(Some records)
****
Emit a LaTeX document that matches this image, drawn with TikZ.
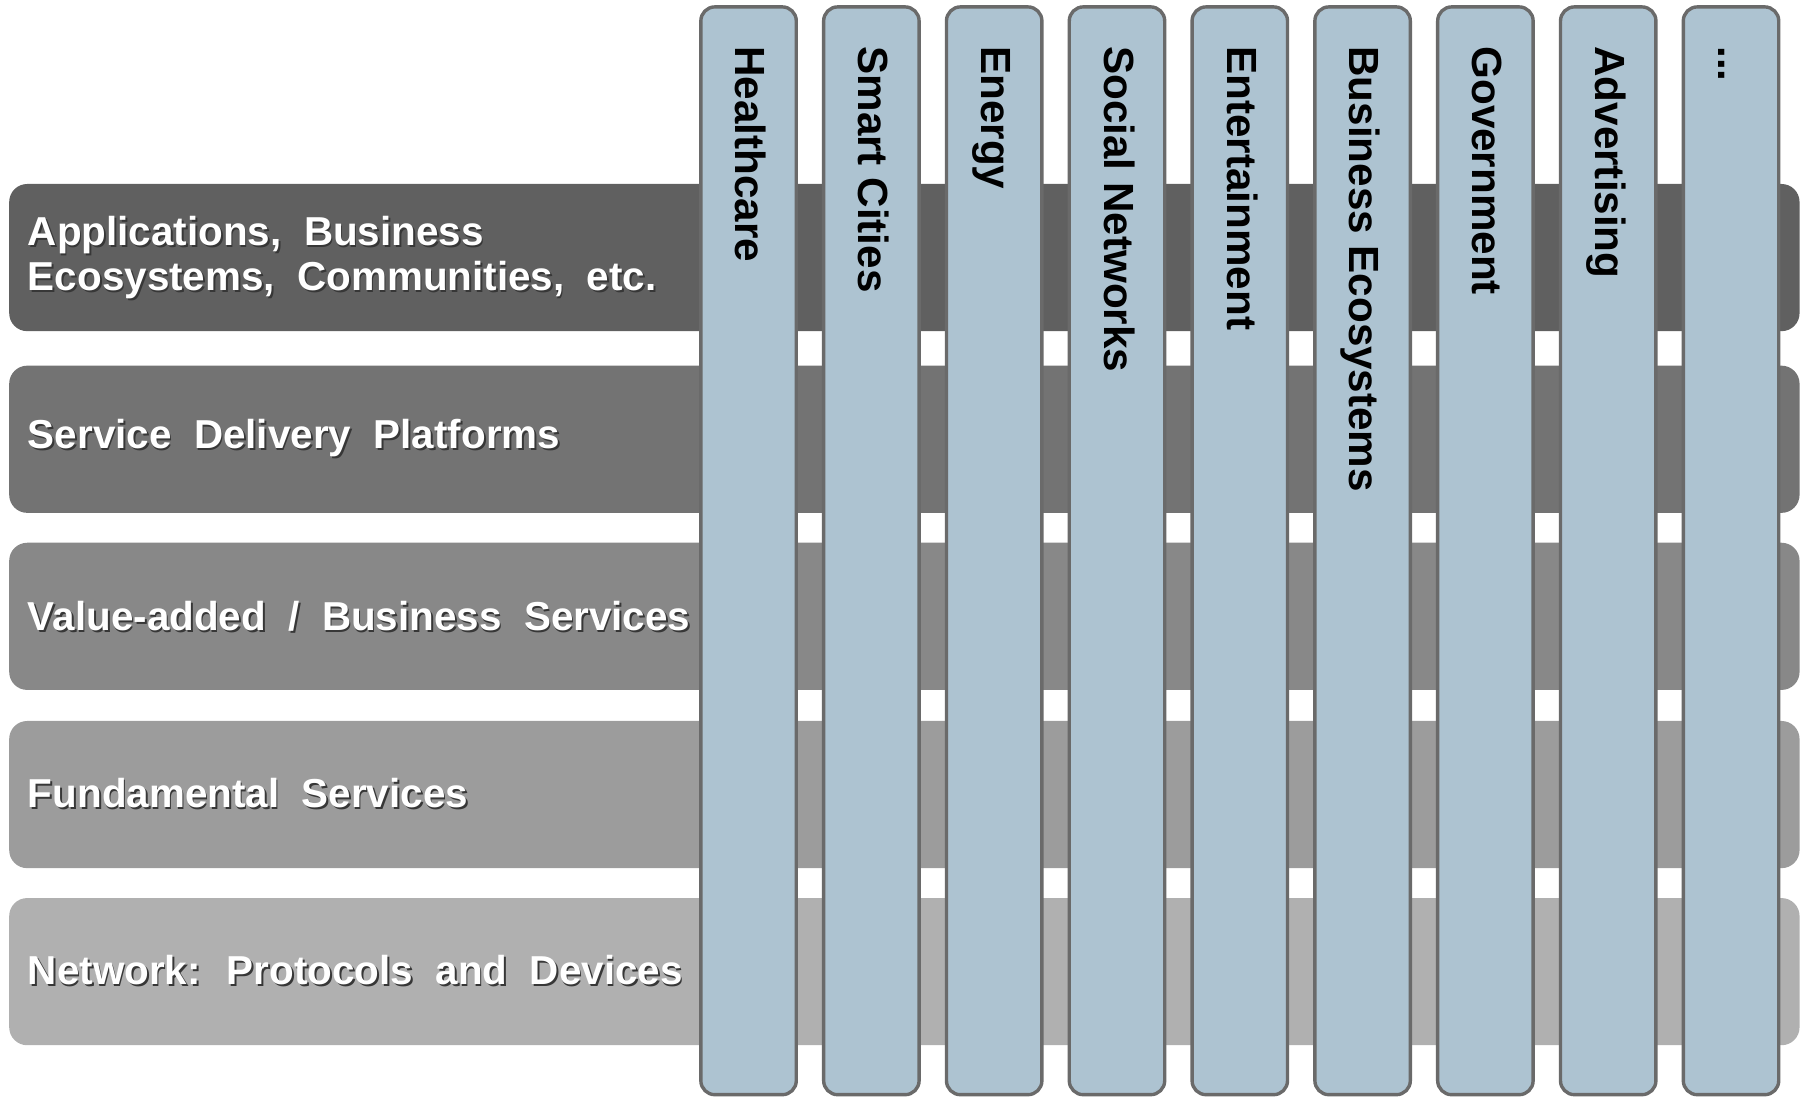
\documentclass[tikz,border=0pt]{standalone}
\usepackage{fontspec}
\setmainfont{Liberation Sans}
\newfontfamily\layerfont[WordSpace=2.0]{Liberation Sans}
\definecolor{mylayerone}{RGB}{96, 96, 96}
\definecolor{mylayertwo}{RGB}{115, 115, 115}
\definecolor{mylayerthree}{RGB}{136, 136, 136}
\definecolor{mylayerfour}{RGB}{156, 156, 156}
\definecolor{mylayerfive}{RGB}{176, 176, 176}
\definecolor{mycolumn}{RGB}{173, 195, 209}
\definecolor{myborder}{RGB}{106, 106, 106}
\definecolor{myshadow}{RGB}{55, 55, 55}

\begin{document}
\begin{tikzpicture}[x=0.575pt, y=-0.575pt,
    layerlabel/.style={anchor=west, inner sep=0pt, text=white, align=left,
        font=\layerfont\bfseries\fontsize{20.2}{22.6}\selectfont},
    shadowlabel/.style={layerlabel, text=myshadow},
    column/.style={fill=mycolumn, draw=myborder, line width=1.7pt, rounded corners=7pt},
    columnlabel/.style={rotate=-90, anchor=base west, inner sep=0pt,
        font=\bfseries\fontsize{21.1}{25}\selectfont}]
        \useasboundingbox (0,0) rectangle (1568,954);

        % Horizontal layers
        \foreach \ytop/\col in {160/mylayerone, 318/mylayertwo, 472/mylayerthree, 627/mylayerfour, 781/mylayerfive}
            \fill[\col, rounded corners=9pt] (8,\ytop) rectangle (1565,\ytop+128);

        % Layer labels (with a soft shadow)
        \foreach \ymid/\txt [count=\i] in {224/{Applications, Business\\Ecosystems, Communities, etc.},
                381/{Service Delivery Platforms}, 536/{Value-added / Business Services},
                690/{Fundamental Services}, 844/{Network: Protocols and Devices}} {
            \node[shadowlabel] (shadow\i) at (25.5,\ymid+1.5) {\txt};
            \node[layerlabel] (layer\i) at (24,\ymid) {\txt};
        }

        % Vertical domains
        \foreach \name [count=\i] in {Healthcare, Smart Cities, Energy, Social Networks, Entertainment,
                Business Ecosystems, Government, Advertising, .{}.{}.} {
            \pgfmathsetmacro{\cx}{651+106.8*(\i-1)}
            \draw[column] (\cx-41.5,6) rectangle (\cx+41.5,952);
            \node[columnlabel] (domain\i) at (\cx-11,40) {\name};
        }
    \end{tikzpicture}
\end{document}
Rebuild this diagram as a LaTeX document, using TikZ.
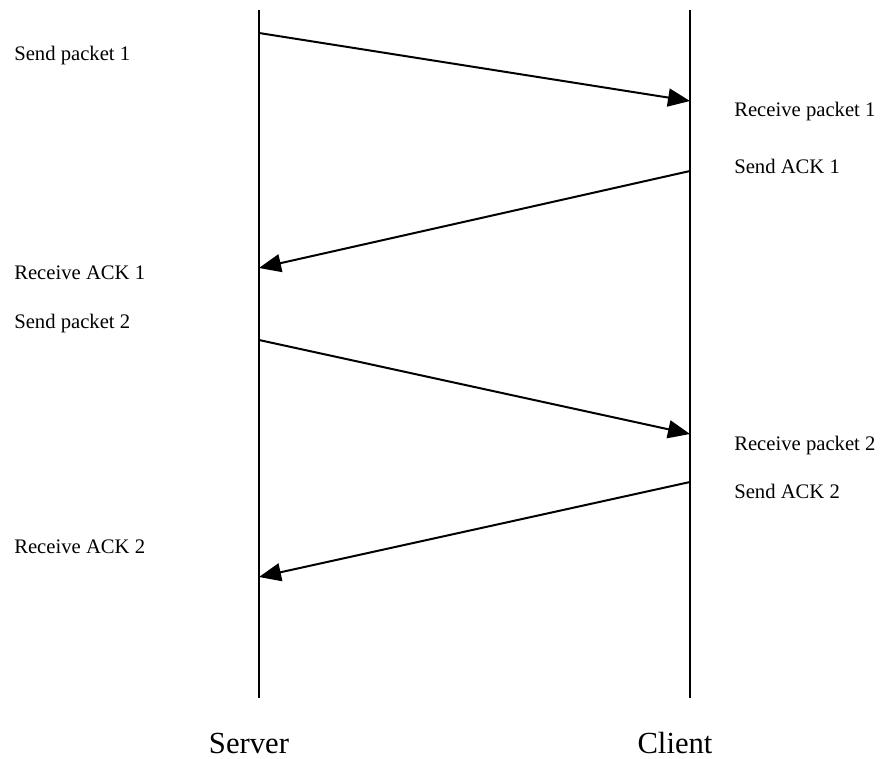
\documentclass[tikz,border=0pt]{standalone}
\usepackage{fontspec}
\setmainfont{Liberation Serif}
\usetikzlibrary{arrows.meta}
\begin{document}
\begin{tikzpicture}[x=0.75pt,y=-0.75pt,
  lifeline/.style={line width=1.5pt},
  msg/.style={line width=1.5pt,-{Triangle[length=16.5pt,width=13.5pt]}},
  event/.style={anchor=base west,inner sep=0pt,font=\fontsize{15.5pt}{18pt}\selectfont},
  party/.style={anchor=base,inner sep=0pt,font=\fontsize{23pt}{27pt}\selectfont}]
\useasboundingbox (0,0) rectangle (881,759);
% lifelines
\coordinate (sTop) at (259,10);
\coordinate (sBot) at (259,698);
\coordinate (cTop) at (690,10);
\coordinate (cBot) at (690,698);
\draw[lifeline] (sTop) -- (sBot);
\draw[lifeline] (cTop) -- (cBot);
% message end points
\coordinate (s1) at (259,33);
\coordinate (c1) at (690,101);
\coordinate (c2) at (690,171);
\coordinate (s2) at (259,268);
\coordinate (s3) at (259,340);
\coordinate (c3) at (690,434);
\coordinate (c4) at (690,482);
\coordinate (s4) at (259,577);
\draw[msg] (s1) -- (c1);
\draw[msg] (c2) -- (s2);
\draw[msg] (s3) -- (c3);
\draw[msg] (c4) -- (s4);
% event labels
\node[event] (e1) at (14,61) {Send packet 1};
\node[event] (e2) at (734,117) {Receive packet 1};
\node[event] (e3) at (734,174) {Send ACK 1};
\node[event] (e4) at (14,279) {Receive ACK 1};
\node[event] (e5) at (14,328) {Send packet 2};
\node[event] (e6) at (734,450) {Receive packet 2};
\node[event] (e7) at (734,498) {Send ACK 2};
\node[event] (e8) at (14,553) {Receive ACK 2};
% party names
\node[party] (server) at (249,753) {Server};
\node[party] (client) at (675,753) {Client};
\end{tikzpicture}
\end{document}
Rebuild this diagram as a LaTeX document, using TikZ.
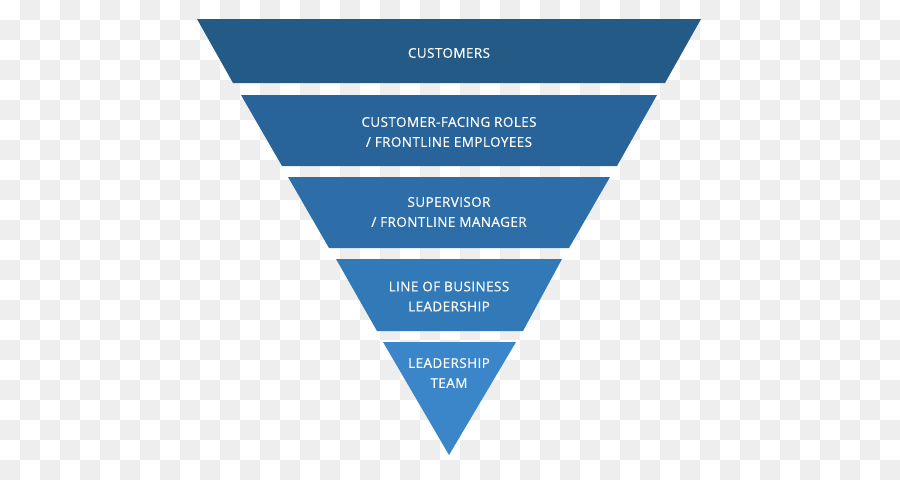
****
### Exercise details:
Write the records out once more, exactly as they appear, with no pictures.

### Result below:
Emit a LaTeX document that matches this image, drawn with TikZ.
\documentclass[tikz,border=0pt]{standalone}
\usepackage{fontspec}
\setmainfont{Liberation Sans}
\newfontfamily\layerfont[WordSpace=2.0]{Liberation Sans}
\definecolor{mylayerone}{RGB}{96, 96, 96}
\definecolor{mylayertwo}{RGB}{115, 115, 115}
\definecolor{mylayerthree}{RGB}{136, 136, 136}
\definecolor{mylayerfour}{RGB}{156, 156, 156}
\definecolor{mylayerfive}{RGB}{176, 176, 176}
\definecolor{mycolumn}{RGB}{173, 195, 209}
\definecolor{myborder}{RGB}{106, 106, 106}
\definecolor{myshadow}{RGB}{55, 55, 55}

\begin{document}
\begin{tikzpicture}[x=0.575pt, y=-0.575pt,
    layerlabel/.style={anchor=west, inner sep=0pt, text=white, align=left,
        font=\layerfont\bfseries\fontsize{20.2}{22.6}\selectfont},
    shadowlabel/.style={layerlabel, text=myshadow},
    column/.style={fill=mycolumn, draw=myborder, line width=1.7pt, rounded corners=7pt},
    columnlabel/.style={rotate=-90, anchor=base west, inner sep=0pt,
        font=\bfseries\fontsize{21.1}{25}\selectfont}]
        \useasboundingbox (0,0) rectangle (1568,954);

        % Horizontal layers
        \foreach \ytop/\col in {160/mylayerone, 318/mylayertwo, 472/mylayerthree, 627/mylayerfour, 781/mylayerfive}
            \fill[\col, rounded corners=9pt] (8,\ytop) rectangle (1565,\ytop+128);

        % Layer labels (with a soft shadow)
        \foreach \ymid/\txt [count=\i] in {224/{Applications, Business\\Ecosystems, Communities, etc.},
                381/{Service Delivery Platforms}, 536/{Value-added / Business Services},
                690/{Fundamental Services}, 844/{Network: Protocols and Devices}} {
            \node[shadowlabel] (shadow\i) at (25.5,\ymid+1.5) {\txt};
            \node[layerlabel] (layer\i) at (24,\ymid) {\txt};
        }

        % Vertical domains
        \foreach \name [count=\i] in {Healthcare, Smart Cities, Energy, Social Networks, Entertainment,
                Business Ecosystems, Government, Advertising, .{}.{}.} {
            \pgfmathsetmacro{\cx}{651+106.8*(\i-1)}
            \draw[column] (\cx-41.5,6) rectangle (\cx+41.5,952);
            \node[columnlabel] (domain\i) at (\cx-11,40) {\name};
        }
    \end{tikzpicture}
\end{document}
Rebuild this diagram as a LaTeX document, using TikZ.
\documentclass[tikz,border=0pt]{standalone}
\usepackage{fontspec}
\setmainfont{Liberation Serif}
\usetikzlibrary{arrows.meta}
\begin{document}
\begin{tikzpicture}[x=0.75pt,y=-0.75pt,
  lifeline/.style={line width=1.5pt},
  msg/.style={line width=1.5pt,-{Triangle[length=16.5pt,width=13.5pt]}},
  event/.style={anchor=base west,inner sep=0pt,font=\fontsize{15.5pt}{18pt}\selectfont},
  party/.style={anchor=base,inner sep=0pt,font=\fontsize{23pt}{27pt}\selectfont}]
\useasboundingbox (0,0) rectangle (881,759);
% lifelines
\coordinate (sTop) at (259,10);
\coordinate (sBot) at (259,698);
\coordinate (cTop) at (690,10);
\coordinate (cBot) at (690,698);
\draw[lifeline] (sTop) -- (sBot);
\draw[lifeline] (cTop) -- (cBot);
% message end points
\coordinate (s1) at (259,33);
\coordinate (c1) at (690,101);
\coordinate (c2) at (690,171);
\coordinate (s2) at (259,268);
\coordinate (s3) at (259,340);
\coordinate (c3) at (690,434);
\coordinate (c4) at (690,482);
\coordinate (s4) at (259,577);
\draw[msg] (s1) -- (c1);
\draw[msg] (c2) -- (s2);
\draw[msg] (s3) -- (c3);
\draw[msg] (c4) -- (s4);
% event labels
\node[event] (e1) at (14,61) {Send packet 1};
\node[event] (e2) at (734,117) {Receive packet 1};
\node[event] (e3) at (734,174) {Send ACK 1};
\node[event] (e4) at (14,279) {Receive ACK 1};
\node[event] (e5) at (14,328) {Send packet 2};
\node[event] (e6) at (734,450) {Receive packet 2};
\node[event] (e7) at (734,498) {Send ACK 2};
\node[event] (e8) at (14,553) {Receive ACK 2};
% party names
\node[party] (server) at (249,753) {Server};
\node[party] (client) at (675,753) {Client};
\end{tikzpicture}
\end{document}
Rebuild this diagram as a LaTeX document, using TikZ.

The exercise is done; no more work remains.